Sunday, April 16, 2023

April 16, 2023

Penultimate PSO concert of the season: Beethoven's first piano concerto and Shostakovich's tenth symphony, two VERY different pieces that were both wonderful. The Beethoven concerto, written when he was quite young, was exquisite. The guest soloist, Kirill Gerstein, had a feather-light touch, and even the largo second movement had an underlying carefree breeziness to it, as if to say even somber moods will soon pass (and the final movement bore that assertion out joyously). The Shostakovich symphony, by contrast, was just overwhelming. Written in the months after Stalin's death, its first two movements felt like an exorcism, and the despairing mood it slides into in the third and much of the final movement seemed to be working through the trauma of those brutal decades.
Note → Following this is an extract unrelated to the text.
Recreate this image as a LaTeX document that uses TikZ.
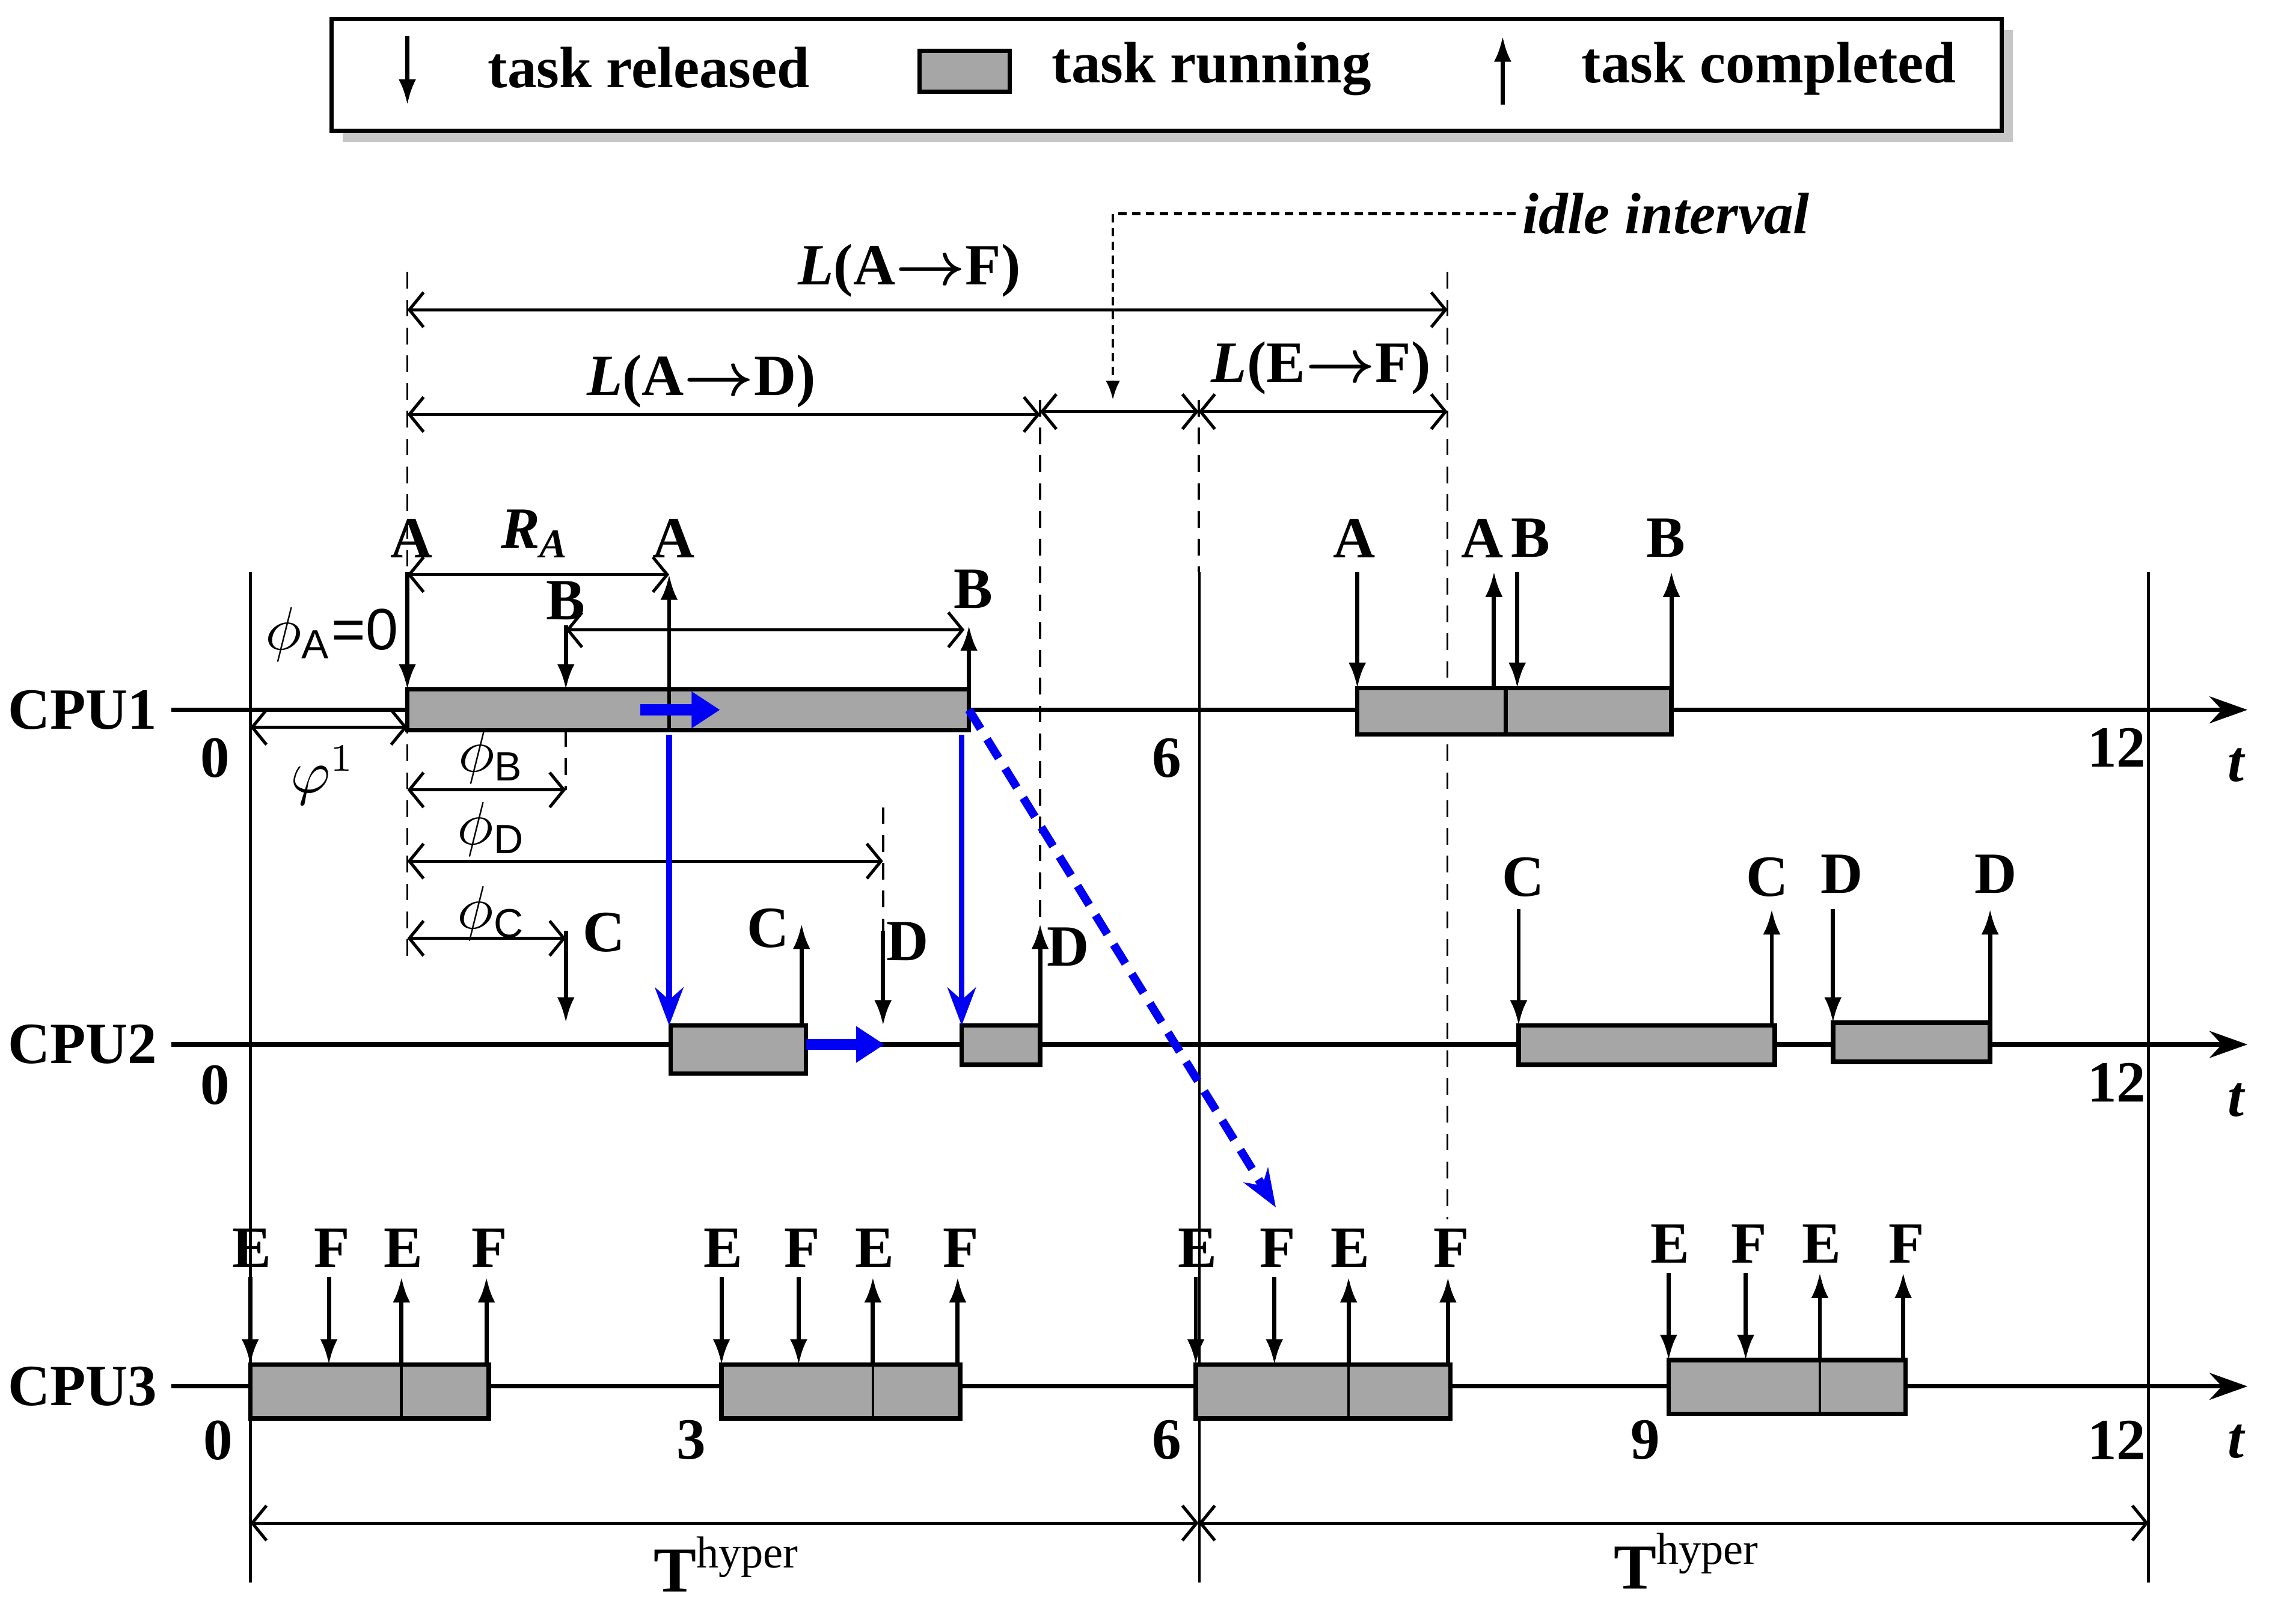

Bursting out of that despair, the piece's final crescendo was at the same time exhilarating -- the sheer virtuosity of the ensemble playing was breathtaking -- and profoundly unsettling, a sort of assertion of individual will in the face of everything that came before it, like an emphatic iteration of Samuel Beckett's "I can't go on, I'll go on." Taken as a whole, the piece was one of those experiences that cleanses you, and leaves your spirit feeling in alignment. I normally listen to music in the car on the way home, but today I turned off the stereo to be with my emotions.